**THE REQUEST**
Read the lines that follow and tally those with the word "draw"; give the number and nothing else.

**SOURCE EXCERPT**
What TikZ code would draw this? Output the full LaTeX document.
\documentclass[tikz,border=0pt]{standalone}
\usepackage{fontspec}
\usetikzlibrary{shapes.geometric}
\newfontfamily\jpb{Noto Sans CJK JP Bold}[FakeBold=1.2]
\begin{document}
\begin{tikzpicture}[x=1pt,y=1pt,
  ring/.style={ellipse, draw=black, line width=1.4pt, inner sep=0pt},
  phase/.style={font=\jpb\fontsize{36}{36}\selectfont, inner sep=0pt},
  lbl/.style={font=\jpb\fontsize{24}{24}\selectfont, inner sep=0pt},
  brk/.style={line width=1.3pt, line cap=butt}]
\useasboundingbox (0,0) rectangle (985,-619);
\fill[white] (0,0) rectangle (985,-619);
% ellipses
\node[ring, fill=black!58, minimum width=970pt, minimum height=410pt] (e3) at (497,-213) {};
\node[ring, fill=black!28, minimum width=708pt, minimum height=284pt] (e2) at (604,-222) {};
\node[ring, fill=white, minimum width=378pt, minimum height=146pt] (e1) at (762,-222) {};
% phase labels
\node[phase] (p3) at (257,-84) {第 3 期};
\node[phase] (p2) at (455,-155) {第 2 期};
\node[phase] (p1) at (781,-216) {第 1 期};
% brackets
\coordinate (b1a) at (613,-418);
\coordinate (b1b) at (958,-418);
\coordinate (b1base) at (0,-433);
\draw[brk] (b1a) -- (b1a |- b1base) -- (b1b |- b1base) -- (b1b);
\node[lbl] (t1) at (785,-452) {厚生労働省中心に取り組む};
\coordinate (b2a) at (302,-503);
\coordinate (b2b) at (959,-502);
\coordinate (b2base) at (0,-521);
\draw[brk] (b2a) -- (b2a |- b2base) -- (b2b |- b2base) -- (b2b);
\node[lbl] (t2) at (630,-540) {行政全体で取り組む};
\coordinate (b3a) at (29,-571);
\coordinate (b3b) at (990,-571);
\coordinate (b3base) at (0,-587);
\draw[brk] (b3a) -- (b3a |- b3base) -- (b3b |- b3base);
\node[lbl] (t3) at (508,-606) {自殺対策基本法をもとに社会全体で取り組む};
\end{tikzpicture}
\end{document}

**EXERCISE OUTPUT**
5